Ketika itulah dia melihat pemikiran Imam Ali sebagai sangat berharga. Dia
mencoba memperkenalkan Imam Ali kepada kita untuk mengajarkan nilai-nilai baru
manusia. Buku yang diterbitkan pada tahun 1958 ini sempat menarik perhatian
tokoh-tokoh Islam baik dari kalangan Ahlussunah maupun Syiah. Selain bukan itu,
ia juga menulis buku lain tentang Imam Ali berjudul "Keajaiban Nahjul
Balaghah".
George Jordac
lahir di Libanon Selatan dari keluarga Nasrani. Keluarganya sangat tertarik
dengan masalah-masalah kebudayaan, sastera dan berbagai masalah-masalah
ilmiyah. Menariknya, walaupun menganut agama Nasrani, mereka sangat menaruh
perhatian terhadap Imam Ali ibn Abi Thalib. Tentang ini Jordac menulis:
"Ayah dan
ibuku sangat mecintai Imam Ali. Selain itu kakakku yang berstatus insinyur
besar dan ahli sastera telah membiasakan aku sejak kecil dengan syair-syairnya
yang menyanjung tinggi Imam Ali. Dia berkali-kali memberiku motivasi untuk
membaca Al-Quran dan kitab Nahjul Balaghah."
"Ketika
aku keluar dari sekolah, atau lebih tepatnya kabur dari sekolah, di bawah pohon
aku sering menghapal surah Al-Quran dan berbagai khutbah serta pesan-pesan Imam
Ali. Karena itu, bagaimana mungkin aku tidak menulis sesuatu mengenai Nahjul
balaghah. Mentelaah karya-karya para penulis terkemuka mengenai Imam Ali juga telah
memicu semangatku untuk menulis buku tentang Nahjul Balaghah dalam hal-hal yang
belum sempat ditulis oleh orang lain."
Henry Corbin,
filsuf Perancis mengungkapkan pernyataan sebagai berikut setelah mentelaah
kitab Nahjul Balaghah: "Setelah Al-Quran dan hadith Rasul, Nahjul Balaghah
adalah kitab yang paling penting."
Seorang pakar
Timur Tengah asal Belgia bernama Lamens juga pernah mengkaji kehidupan Imam
Ali. Dia mengatakan: "Untuk keutamaan Ali, cukup kiranya bilamana berita
dan sejarah keilmuan Islam bersumber dari Imam Ali. Dia adalah memori yang
menakjubkan. Ulama-ulama Islam bangga bila perkataannya bersanad kepada Imam
Ali.

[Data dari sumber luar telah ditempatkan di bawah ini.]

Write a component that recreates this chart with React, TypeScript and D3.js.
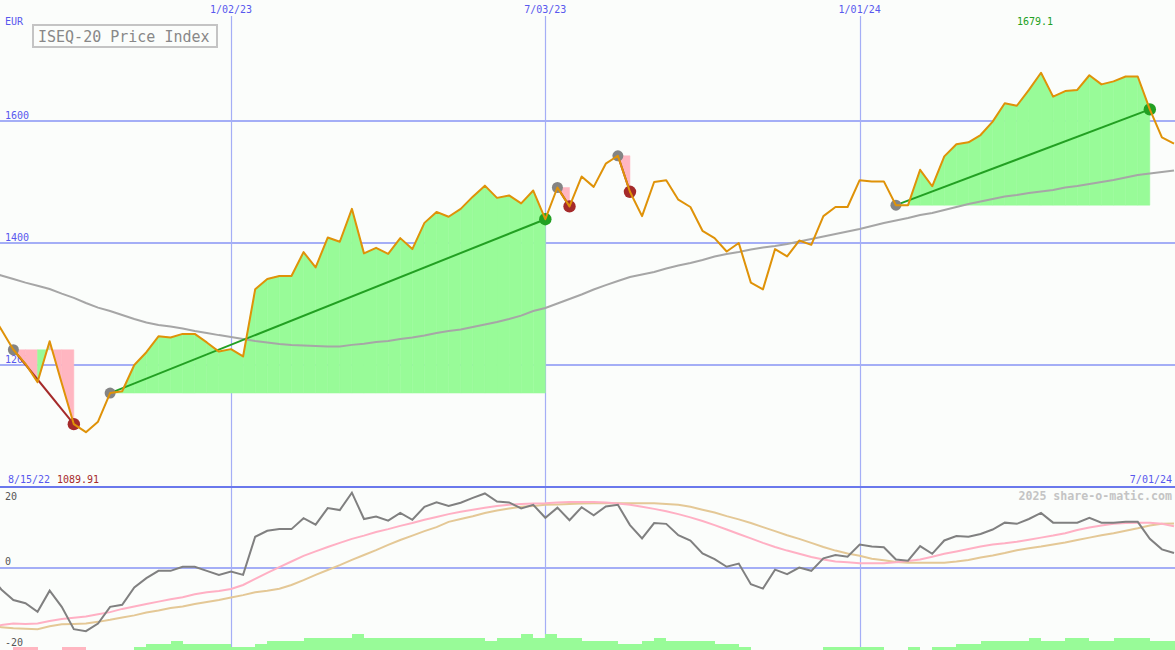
import React from "react";
import * as d3 from "d3";

const W = 1175;
const H = 650;

// Weekly closes, starting 8/15/22
const START_DATE = new Date(Date.UTC(2022, 7, 15));
const price = [
  1292, 1258, 1225, 1202, 1172, 1239, 1170, 1103, 1089.91, 1107,
  1154, 1157, 1200, 1221, 1247, 1245, 1251, 1251, 1237, 1222,
  1226, 1214, 1324, 1341, 1346, 1346, 1385, 1360, 1409, 1402,
  1456, 1383, 1392, 1382, 1408, 1390, 1433, 1451, 1443, 1456,
  1476, 1494, 1474, 1478, 1465, 1486, 1439, 1491, 1460, 1509,
  1492, 1530, 1543, 1484, 1444, 1500, 1503, 1471, 1459, 1420,
  1408, 1386, 1400, 1335, 1324, 1390, 1378, 1404, 1397, 1444,
  1459, 1459, 1503, 1501, 1501, 1462, 1462, 1520, 1493, 1542,
  1562, 1565, 1577, 1599, 1629, 1625, 1651, 1679.1, 1640, 1649,
  1651, 1675, 1660, 1665, 1673, 1673, 1619, 1573, 1563,
];
const movingAvg = [
  1352.5, 1346.7, 1341, 1335, 1330, 1324.6, 1317, 1310, 1301.6, 1294,
  1288.5, 1282, 1275.4, 1269.7, 1265.6, 1263, 1259.8, 1255.7, 1252.5, 1249,
  1246, 1242.6, 1239.3, 1237, 1234.4, 1232.8, 1232, 1231, 1230.3, 1230.3,
  1233, 1235, 1237.7, 1239.3, 1242.6, 1245, 1248.4, 1252.5, 1255.7, 1258.2,
  1262.3, 1266.4, 1270.5, 1275.4, 1281, 1288.5, 1293.4, 1300.8, 1308.2, 1315.6,
  1323.8, 1331, 1337.7, 1344.3, 1348.4, 1352.5, 1358.2, 1363, 1367.2, 1372,
  1378, 1382, 1385.2, 1389.3, 1392.6, 1395, 1398.4, 1402.5, 1406.6, 1410.7,
  1414.8, 1418.9, 1423, 1427.9, 1432.8, 1436.9, 1441, 1445.9, 1449.2, 1454.1,
  1459, 1464, 1468, 1472.1, 1476.2, 1478.7, 1482, 1484.4, 1486.9, 1491,
  1493.4, 1496.7, 1500, 1503.3, 1507.4, 1511.5, 1513.9, 1516.4, 1518.9,
];
const momentum = [
  -1.7, -5.3, -7.9, -8.7, -10.8, -5.6, -9.6, -15.1, -15.6, -13.7,
  -9.6, -9.1, -4.8, -2.5, -0.7, -0.7, 0.3, 0.3, -0.7, -1.7,
  -0.9, -1.7, 7.7, 9.2, 9.6, 9.6, 12.3, 10.7, 14.8, 14.3,
  18.6, 12.1, 12.7, 11.7, 13.6, 11.9, 15.1, 16.2, 15.3, 16.1,
  17.3, 18.4, 16.4, 16.2, 14.7, 15.6, 12.4, 14.9, 11.8, 15.0,
  13.0, 15.2, 15.6, 10.6, 7.3, 11.1, 10.9, 8.1, 6.8, 3.6,
  2.2, 0.3, 1.1, -4.0, -5.1, -0.4, -1.5, 0.1, -0.7, 2.4,
  3.2, 2.8, 5.8, 5.3, 5.1, 2.1, 1.8, 5.4, 3.5, 6.8,
  7.9, 7.7, 8.4, 9.5, 11.2, 10.9, 12.1, 13.6, 11.2, 11.2,
  11.2, 12.4, 11.2, 11.2, 11.4, 11.4, 7.2, 4.6, 3.7,
];
const fastAvg = [
  -14.2, -14.1, -13.7, -13.8, -13.7, -13.1, -12.6, -12.3, -12.0, -11.4,
  -10.9, -10.1, -9.5, -8.9, -8.3, -7.7, -7.2, -6.5, -6.0, -5.7,
  -5.2, -4.2, -2.7, -1.2, 0.2, 1.6, 3.0, 4.1, 5.2, 6.2,
  7.2, 8.0, 8.9, 9.6, 10.4, 11.1, 11.9, 12.6, 13.3, 13.9,
  14.4, 14.9, 15.3, 15.6, 15.8, 15.9, 16.0, 16.2, 16.3, 16.3,
  16.3, 16.2, 15.9, 15.6, 15.1, 14.6, 14.0, 13.3, 12.5, 11.6,
  10.6, 9.5, 8.4, 7.3, 6.2, 5.2, 4.3, 3.5, 2.7, 2.1,
  1.6, 1.4, 1.2, 1.2, 1.2, 1.4, 1.7, 2.1, 2.8, 3.5,
  4.1, 4.7, 5.3, 5.8, 6.1, 6.5, 7.0, 7.5, 8.0, 8.6,
  9.4, 10.0, 10.5, 10.9, 11.1, 11.2, 11.2, 10.9, 10.3,
];
const slowAvg = [
  -14.3, -14.6, -14.9, -15.0, -15.1, -14.4, -13.9, -13.8, -13.7, -13.3,
  -12.8, -12.2, -11.7, -11.0, -10.5, -9.9, -9.5, -8.9, -8.4, -7.9,
  -7.3, -6.7, -6.0, -5.6, -5.1, -4.2, -3.0, -1.7, -0.5, 0.7,
  2.0, 3.2, 4.4, 5.7, 6.9, 8.0, 9.1, 10.1, 11.4, 12.1,
  12.8, 13.6, 14.2, 14.7, 15.1, 15.3, 15.6, 15.7, 15.8, 15.9,
  16.0, 16.0, 16.0, 16.0, 16.0, 16.0, 15.8, 15.6, 15.1, 14.4,
  13.7, 12.8, 12.0, 11.1, 10.1, 9.1, 8.1, 7.2, 6.2, 5.2,
  4.3, 3.6, 3.0, 2.3, 1.9, 1.5, 1.3, 1.3, 1.3, 1.3,
  1.6, 2.0, 2.6, 3.1, 3.7, 4.4, 4.9, 5.3, 5.8, 6.3,
  6.9, 7.5, 8.1, 8.6, 9.2, 9.8, 10.5, 10.9, 11.0,
];
const histogram = [
  0, 0, -1, -1, 0, 0, -1, -1, 0, 0,
  0, 0, 1, 2, 2, 3, 2, 2, 2, 2,
  1, 1, 2, 3, 3, 3, 4, 4, 4, 4,
  5, 4, 4, 4, 4, 4, 4, 4, 4, 4,
  4, 3, 4, 4, 5, 4, 5, 4, 4, 3,
  3, 3, 2, 2, 3, 4, 3, 3, 3, 3,
  2, 2, 1, 0, 0, 0, 0, 0, 0, 1,
  1, 1, 1, 1, 0, 0, 1, 0, 1, 1,
  2, 2, 3, 3, 3, 3, 4, 3, 3, 4,
  4, 3, 3, 4, 4, 4, 3, 3, 3,
];
// trend segments: start index, end index, direction
const trends = [
  { s: 2, e: 7, dir: "down" },
  { s: 10, e: 46, dir: "up" },
  { s: 47, e: 48, dir: "down" },
  { s: 52, e: 53, dir: "down" },
  { s: 75, e: 96, dir: "up" },
];
const gridDates = [
  new Date(Date.UTC(2023, 0, 2)),
  new Date(Date.UTC(2023, 6, 3)),
  new Date(Date.UTC(2024, 0, 1)),
];
const priceTicks = [1200, 1400, 1600];
const oscTicks = [20, 0, -20];

const dates = price.map((_, i) => d3.utcDay.offset(START_DATE, i * 7));

const FONT = "'DejaVu Sans Mono', monospace";
const BLUE = "#5858ee";
const GRID = "#a4aef6";
const ORANGE = "#df9208";
const GREEN_FILL = "#98fb98";
const PINK_FILL = "#ffb6c1";
const UP = "#22a022";
const DOWN = "#a52a2a";

export default function App() {
  const x = d3
    .scaleUtc()
    .domain([new Date(Date.UTC(2023, 0, 2)), new Date(Date.UTC(2024, 6, 1))])
    .range([231, 1174]);
  const y = d3.scaleLinear().domain([1200, 1600]).range([365, 121]);
  const yo = d3.scaleLinear().domain([-20, 20]).range([649, 487]);
  const yb = d3.scaleLinear().domain([0, 5]).range([650.7, 634.35]);
  const fmt = d3.utcFormat("%-m/%d/%y");

  const px = (i: number) => x(dates[i]);
  const step = px(1) - px(0);

  const priceLine = d3
    .line<number>()
    .x((_, i) => px(i))
    .y((d) => y(d));
  const oscLine = d3
    .line<number>()
    .x((_, i) => px(i))
    .y((d) => yo(d));

  const maxIdx = d3.maxIndex(price);
  const minIdx = d3.minIndex(price);

  const fills: JSX.Element[] = [];
  trends.forEach((t, ti) => {
    const level = y(price[t.s]);
    for (let k = t.s; k < t.e; k++) {
      const x0 = px(k);
      const x1 = px(k + 1);
      const pts = [
        [x0, level],
        [x0, y(price[k])],
        [x1, y(price[k + 1])],
        [x1, level],
      ];
      const color = price[k + 1] >= price[t.s] ? GREEN_FILL : PINK_FILL;
      fills.push(
        <polygon
          key={`f${ti}-${k}`}
          points={pts.map((p) => p.join(",")).join(" ")}
          fill={color}
          stroke={color}
          strokeWidth={0.5}
        />
      );
    }
  });

  return (
    <svg
      width={W}
      height={H}
      style={{ position: "absolute", left: 0, top: 0, display: "block" }}
      fontFamily={FONT}
    >
      <defs>
        <clipPath id="lowerClip">
          <rect x={0} y={488} width={W} height={H - 488} />
        </clipPath>
      </defs>
      <rect x={0} y={0} width={W} height={H} fill="#fbfdfb" />

      {/* grid */}
      {gridDates.map((d, i) => (
        <line
          key={`vg${i}`}
          x1={Math.round(x(d)) + 0.5}
          x2={Math.round(x(d)) + 0.5}
          y1={16}
          y2={H}
          stroke={GRID}
          strokeWidth={1.2}
        />
      ))}
      {priceTicks.map((v) => (
        <line
          key={`hg${v}`}
          x1={0}
          x2={W}
          y1={y(v)}
          y2={y(v)}
          stroke={GRID}
          strokeWidth={2}
          shapeRendering="crispEdges"
        />
      ))}
      <line x1={0} x2={W} y1={yo(0)} y2={yo(0)} stroke={GRID} strokeWidth={2} shapeRendering="crispEdges" />
      <line x1={0} x2={W} y1={487} y2={487} stroke="#6a78ec" strokeWidth={2} shapeRendering="crispEdges" />

      {/* price axis labels */}
      <text x={5} y={25} fontSize={10} fill={BLUE}>EUR</text>
      {priceTicks.map((v) => (
        <text key={`pl${v}`} x={5} y={y(v) - 2} fontSize={10} fill={BLUE}>
          {v}
        </text>
      ))}

      {/* trend fills */}
      {fills}

      {/* moving average */}
      <path d={priceLine(movingAvg) || ""} fill="none" stroke="#a6a6a6" strokeWidth={2} />

      {/* trend lines */}
      {trends.map((t, i) => (
        <line
          key={`tl${i}`}
          x1={px(t.s)}
          y1={y(price[t.s])}
          x2={px(t.e)}
          y2={y(price[t.e])}
          stroke={t.dir === "up" ? UP : DOWN}
          strokeWidth={2}
        />
      ))}
      {trends.map((t, i) => (
        <g key={`td${i}`}>
          <circle cx={px(t.s)} cy={y(price[t.s])} r={5.5} fill="#848484" />
          <circle cx={px(t.e)} cy={y(price[t.e])} r={6.2} fill={t.dir === "up" ? UP : DOWN} />
        </g>
      ))}

      {/* price line */}
      <path d={priceLine(price) || ""} fill="none" stroke={ORANGE} strokeWidth={2} strokeLinejoin="round" />

      {/* lower panel */}
      <g clipPath="url(#lowerClip)">
        {histogram.map((v, i) =>
          v === 0 ? null : (
            <rect
              key={`b${i}`}
              x={px(i)}
              width={step}
              y={yb(Math.abs(v))}
              height={yb(0) - yb(Math.abs(v))}
              fill={v > 0 ? GREEN_FILL : PINK_FILL}
              shapeRendering="crispEdges"
            />
          )
        )}
        <path d={oscLine(slowAvg) || ""} fill="none" stroke="#e4c896" strokeWidth={2} />
        <path d={oscLine(fastAvg) || ""} fill="none" stroke="#ffb0c4" strokeWidth={2} />
        <path d={oscLine(momentum) || ""} fill="none" stroke="#808080" strokeWidth={2} />
      </g>

      {/* texts */}
      {gridDates.map((d, i) => (
        <text key={`dl${i}`} x={x(d)} y={13} fontSize={10} fill={BLUE} textAnchor="middle">
          {fmt(d)}
        </text>
      ))}
      <rect x={33} y={25} width={184} height={22} fill="#fbfdfb" stroke="#c4c4c4" strokeWidth={2} />
      <text x={38} y={41.5} fontSize={15} fill="#888888">
        ISEQ-20 Price Index
      </text>
      <text x={px(maxIdx) - 6} y={25} fontSize={10} fill={UP} textAnchor="middle">
        {price[maxIdx]}
      </text>
      <text x={8} y={483} fontSize={10} fill={BLUE}>
        {fmt(dates[0])}
      </text>
      <text x={57} y={483} fontSize={10} fill={DOWN}>
        {price[minIdx].toFixed(2)}
      </text>
      <text x={1172} y={483} fontSize={10} fill={BLUE} textAnchor="end">
        {fmt(dates[dates.length - 1])}
      </text>
      <text x={1172} y={500} fontSize={11.6} fontWeight="bold" fill="#c4c4c4" textAnchor="end">
        2025 share-o-matic.com
      </text>
      {oscTicks.map((v) => (
        <text
          key={`ol${v}`}
          x={5}
          y={v === 20 ? 500 : yo(v) - 3}
          fontSize={10}
          fill="#555555"
        >
          {v}
        </text>
      ))}
    </svg>
  );
}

Sebab kata-kata beliau merupakan argumen yang mematikan dan dialah pintu
kota ilmu."
Jubran Khalil
Jubran, seorang penulis beragama Nasrani mengatakan: "Ali adalah jiwa
universal yang telah menggemakan senandung keabadian di cakrawala Jazirah Arab.

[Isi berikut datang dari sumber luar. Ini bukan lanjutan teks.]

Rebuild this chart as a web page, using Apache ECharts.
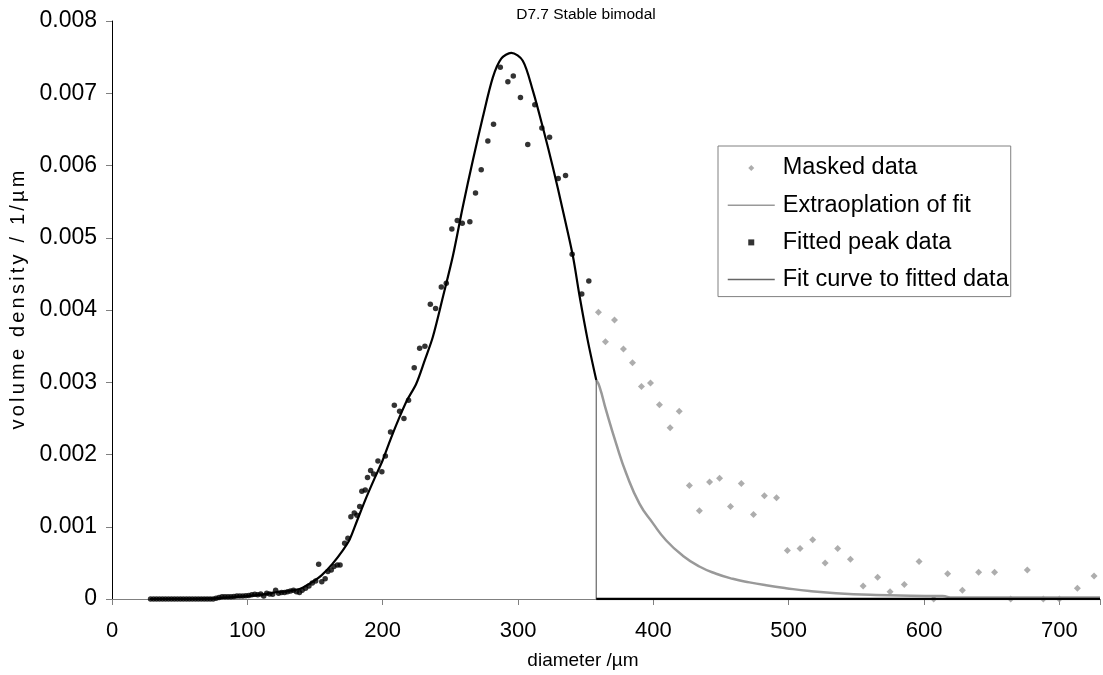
<!DOCTYPE html>
<html>
<head>
<meta charset="utf-8">
<script src="https://cdn.jsdelivr.net/npm/echarts@6/dist/echarts.min.js"></script>
<style>
  html, body { margin: 0; padding: 0; background: #fff; }
  #chart { width: 1103px; height: 675px; }
</style>
</head>
<body>
<div id="chart"></div>
<script>
// Particle size distribution, sample D7.7 (stable bimodal)
const chartTitle = 'D7.7 Stable bimodal';
const xAxisTitle = 'diameter /\u00b5m';
const yAxisTitle = 'volume density / 1/\u00b5m';

const xTicks = [0, 100, 200, 300, 400, 500, 600, 700];
const yTicks = [0, 0.001, 0.002, 0.003, 0.004, 0.005, 0.006, 0.007, 0.008];

// Measured points used for the peak fit
const fittedX = [
  28.5, 30.7, 32.9, 35.1, 37.3, 39.5, 41.7, 43.9, 46.1, 48.3, 50.5, 52.7, 54.9, 57.1,
  59.3, 61.5, 63.7, 65.9, 68.1, 70.3, 72.5, 74.7, 76.9, 79.1, 81.3, 83.5, 85.7, 87.9,
  90.1, 92.3, 94.5, 96.7, 98.9, 101.1, 103.3, 105.5, 107.7, 109.9, 112.1, 114.3, 116.5,
  118.7, 120.9, 123.1, 125.3, 127.5, 129.7, 131.9, 134.1, 136.3, 138.5, 140.5, 143,
  145.5, 148, 150.5, 152.7, 155, 157.5, 159.5, 162, 164, 166.5, 168.5, 171.9, 174.3,
  176.5, 179, 181, 183, 184.6, 187.1, 188.8, 191.1, 193.3, 196.5, 199.4, 202, 205.8,
  208.6, 212.5, 215.7, 219.1, 223.3, 227.3, 231.2, 235.2, 239.1, 243.3, 247.0, 251.1,
  255.1, 258.8, 264.4, 268.6, 272.8, 277.7, 281.9, 286.9, 292.5, 296.5, 301.8, 307.2,
  312.4, 317.6, 323.3, 329.7, 335.1, 340.0, 347.1, 352.3
];
const fittedY = [
  0, 0, 0, 0, 0, 0, 0, 0, 0, 0, 0, 0, 0, 0,
  0, 0, 0, 0, 0, 0, 0, 0, 0.00001, 0.00002, 0.00003, 0.00003, 0.00003, 0.00003,
  0.000035, 0.00004, 0.00004, 0.00004, 0.000045, 0.00005, 0.00006, 0.000065, 0.00006, 0.00007, 0.00004, 0.00008, 0.00007,
  0.000065, 0.00012, 0.00008, 0.00009, 0.00009, 0.0001, 0.00011, 0.00012, 0.0001, 0.00009, 0.00012, 0.00015,
  0.00018, 0.00022, 0.00025, 0.00048, 0.00024, 0.00028, 0.00038, 0.0004, 0.00045, 0.00047, 0.00047, 0.00077, 0.00084,
  0.00114, 0.00119, 0.00116, 0.00128, 0.00149, 0.00151, 0.00168, 0.00178, 0.00173, 0.00191, 0.00176, 0.00198, 0.00231,
  0.00268, 0.0026, 0.0025, 0.00275, 0.0032, 0.00347, 0.0035, 0.00408, 0.00402, 0.00432, 0.00437, 0.00512,
  0.00524, 0.0052, 0.00522, 0.00562, 0.00594, 0.00634, 0.00657, 0.00736, 0.00716, 0.00724, 0.00694, 0.00629,
  0.00684, 0.00652, 0.00639, 0.00582, 0.00586, 0.00477, 0.00422, 0.0044
];

// Points excluded from the fit (second mode)
const maskedX = [
  359.4, 364.6, 371.3, 377.9, 384.6, 391.2, 397.9, 404.5, 412.4, 419.1, 426.6, 434, 441.5,
  448.9, 457, 465, 474, 482, 491, 499, 508.4, 517.7, 526.9, 536.2, 545.6, 555, 565.7,
  574.9, 585.4, 596.3, 607.1, 617.4, 628.3, 640.3, 652.1, 664, 676.3, 688.1, 700, 713.3, 725.6
];
const maskedY = [
  0.00397, 0.00356, 0.00386, 0.00346, 0.00327, 0.00294, 0.00299, 0.00269, 0.00237, 0.0026, 0.00157, 0.00122, 0.00162,
  0.00167, 0.00128, 0.0016, 0.00117, 0.00143, 0.0014, 0.00067, 0.0007, 0.00082, 0.0005, 0.0007, 0.00055, 0.00018, 0.0003,
  0.0001, 0.0002, 0.00052, 0, 0.00035, 0.00012, 0.00037, 0.00037, 0, 0.0004, 0, 0, 0.00015, 0.00032
];

// Fitted curve over the fitted range
const fitX = [
  28, 60, 75, 90, 100, 110, 120, 130, 140, 150, 155, 163, 170, 175.5, 181, 188, 194,
  200, 206, 212.5, 218, 224.8, 231, 237.1, 244.5, 251.9, 259.2, 266.6, 274, 281.4,
  287.6, 295, 303.5, 310.9, 318.3, 325.7, 333.1, 340.5, 345.4, 351.5, 357.8
];
const fitY = [
  0, 0.000003, 0.00001, 0.000025, 0.00004, 0.00006, 0.00009, 0.00011, 0.00015, 0.00026, 0.00033, 0.00049, 0.00066, 0.00082, 0.00108, 0.00141, 0.00167,
  0.00192, 0.00222, 0.00252, 0.00275, 0.00298, 0.0033, 0.00363, 0.00418, 0.00475, 0.00543, 0.00607, 0.00667, 0.00722,
  0.00748, 0.00756, 0.00745, 0.00704, 0.00653, 0.00598, 0.00538, 0.00475, 0.0042, 0.00358, 0.00303
];
// Fit curve is cut to zero beyond the fitted range
const fitCutX = [357.8, 357.8];
const fitCutY = [0.00303, 0];
const fitZeroX = [357.8, 730];
const fitZeroY = [0, 0];

// Extrapolation of the fit beyond the fitted range
const extX = [
  357.8, 360.2, 365.1, 372.5, 379.9, 389.7, 399.6, 409.5, 421.7, 434, 446.4, 458.6, 471,
  483.3, 498, 515.3, 535, 564.5, 590, 613.7, 621, 730
];
const extY = [
  0.00303, 0.00294, 0.00261, 0.00215, 0.00174, 0.00132, 0.00105, 0.00081, 0.0006, 0.00045, 0.00035, 0.00028, 0.00023,
  0.00019, 0.00015, 0.00011, 0.00008, 0.000055, 0.000045, 0.00004, 0.00002, 0.00002
];

const zip = (xs, ys) => xs.map((x, i) => [x, ys[i]]);

// Rotated axis title set with slightly loose letter spacing
const spaced = s => Array.from(s).map(ch => '{c|' + ch + '}').join('');

const FONT = '"Liberation Sans", Arial, sans-serif';
const chart = echarts.init(document.getElementById('chart'), null, { renderer: 'canvas' });

chart.setOption({
  animation: false,
  backgroundColor: '#ffffff',
  textStyle: { fontFamily: FONT },
  title: {
    text: chartTitle,
    left: 581,
    top: 2,
    textAlign: 'center',
    textStyle: { fontFamily: FONT, fontSize: 15.5, fontWeight: 'normal', color: '#000' }
  },
  grid: { left: 112, top: 21, right: 3, bottom: 76, containLabel: false },
  legend: {
    orient: 'vertical',
    left: 718,
    top: 146,
    padding: [10, 2, 5, 9],
    itemWidth: 47,
    itemHeight: 6,
    itemGap: 13.2,
    symbolKeepAspect: true,
    borderColor: '#808080',
    borderWidth: 1,
    textStyle: { fontFamily: FONT, fontSize: 23.5, lineHeight: 23.5, color: '#000', padding: [0, 0, 0, 3] },
    data: [
      { name: 'Masked data', icon: 'path://M5,0L10,5L5,10L0,5Z' },
      { name: 'Extraoplation of fit', itemStyle: { opacity: 0 }, lineStyle: { color: '#999999', width: 1.5 } },
      { name: 'Fitted peak data', icon: 'path://M0,0L10,0L10,10L0,10Z' },
      { name: 'Fit curve to fitted data', itemStyle: { opacity: 0 }, lineStyle: { color: '#666666', width: 1.5 } }
    ]
  },
  xAxis: {
    type: 'value',
    min: 0,
    max: 730,
    interval: 100,
    name: xAxisTitle,
    nameLocation: 'middle',
    nameGap: 52,
    nameTextStyle: { fontFamily: FONT, fontSize: 19, color: '#000', padding: [0, 46, 0, 0] },
    axisLine: { show: true, lineStyle: { color: '#808080', width: 1 } },
    axisTick: { show: true, length: 6, lineStyle: { color: '#808080' } },
    axisLabel: {
      fontFamily: FONT, fontSize: 22, color: '#000', margin: 21,
      formatter: v => (xTicks.includes(v) ? String(v) : '')
    },
    splitLine: { show: false }
  },
  yAxis: {
    type: 'value',
    min: 0,
    max: 0.008,
    interval: 0.001,
    name: spaced(yAxisTitle),
    nameLocation: 'middle',
    nameGap: 84,
    nameRotate: 90,
    nameTextStyle: {
      fontFamily: FONT, fontSize: 20, color: '#000', padding: [0, 0, 0, 20],
      rich: { c: { fontFamily: FONT, fontSize: 20, color: '#000', padding: [0, 1.6, 0, 1.6] } }
    },
    axisLine: { show: true, lineStyle: { color: '#000', width: 1 } },
    axisTick: { show: true, length: 6, lineStyle: { color: '#808080' } },
    axisLabel: {
      fontFamily: FONT, fontSize: 23, color: '#000', margin: 15,
      formatter: v => {
        const t = yTicks.find(k => Math.abs(k - v) < 1e-9);
        if (t === undefined) return '';
        return t === 0 ? '0' : t.toFixed(3);
      }
    },
    splitLine: { show: false }
  },
  series: [
    {
      name: 'Masked data',
      type: 'scatter',
      symbol: 'diamond',
      symbolSize: 7,
      itemStyle: { color: '#999999' },
      data: zip(maskedX, maskedY),
      z: 2
    },
    {
      name: 'Extraoplation of fit',
      type: 'line',
      symbol: 'none',
      smooth: 0.5,
      itemStyle: { color: '#999999' },
      lineStyle: { color: '#999999', width: 2.5 },
      data: zip(extX, extY),
      z: 3
    },
    {
      name: 'Fitted peak data',
      type: 'scatter',
      symbol: 'circle',
      symbolSize: 5.5,
      itemStyle: { color: '#000' },
      data: zip(fittedX, fittedY),
      z: 4
    },
    {
      name: 'Fit curve to fitted data',
      type: 'line',
      symbol: 'none',
      smooth: 0.3,
      itemStyle: { color: '#000' },
      lineStyle: { color: '#000', width: 2.2 },
      data: zip(fitX, fitY),
      z: 5
    },
    {
      name: 'Fit curve to fitted data',
      type: 'line',
      symbol: 'none',
      itemStyle: { color: '#666666' },
      lineStyle: { color: '#666666', width: 1.2 },
      data: zip(fitCutX, fitCutY),
      z: 5
    },
    {
      name: 'Fit curve to fitted data',
      type: 'line',
      symbol: 'none',
      itemStyle: { color: '#000' },
      lineStyle: { color: '#000', width: 2.5 },
      data: zip(fitZeroX, fitZeroY),
      z: 5
    }
  ]
});
</script>
</body>
</html>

Namun karena figur yang lebih besar dari masanya, maka masyarakat saat itu
tidak tahu siapa dia dan tidak bisa mencerna kata-katanya.... Ali telah
meninggalkan dunia, sementara dunia menyaksikan keagungannya..."
Seorang penulis
Nasrani bernama Michael Naimah menyampaikan kekagumannya terhadap Imam Ali
ketika memberi kata pengantar untuk buku George Jordac demikian:
"Kehidupan
tokoh-tokoh besar bagi kami merupakan sumber kehidupan yang tak akan kering
dari pesan, pengalaman, iman dan harapan.... Kami tidak pernah mengenal putus
asa walaupun untuk satu hari karena kemenangan terakhir orang seperti Ali ibn
Abi Thalib dan orang-orang yang menelusuri jalan mereka dalam kehidupan selalu
menyertai semangat kami pada setiap waktu, walaupun jarak ruang waktu dan
tempat memisahkan kami dengan mereka. Saksi yang terbaik dari pernyataan ini
ialah buku yang tengah anda pegang ini. Karena kitab ini telah menjelaskan
kehidupan salah seorang pribadi besar yang lahir di tanah Arab. Namun ke-Araban
tidak bisa dikatakan sebagai telah mempengaruhinya, dan walupun Islam telah
mendidihkan sumber keutamaannya, namun dia bukan hanya untuk Islam. Kalau hanya
untuk Islam, bagaimana mungkin kehidupannya yang membanggakan itu bisa
membangkitkan ruh seorang penulis Nasrani di Libanon pada tahun 1956."
Sulaiman
Kattani, juga seorang penulis beragama Nasrani banyak mengkaji sejarah hidup
Imam Ali. Dalam menyifati kepribadian Imam Ali, antara lain ia menulis:
"Iman dan
takwa adalah dua mata air jernih yang pernah bergolak di hati beliau dan
mengalir dari lisan beliau. Kebenaran dan keadilan adalah dua tanda keindahan
yang peranannya berhasil beliau goreskan dalam wujud beliau. Beliau selalu
memperindahkan kata-kata penjelasannya kepada orang-orang, namun pada saat yang
sama beliau juga sanggup mengasah pedang untuk mereka."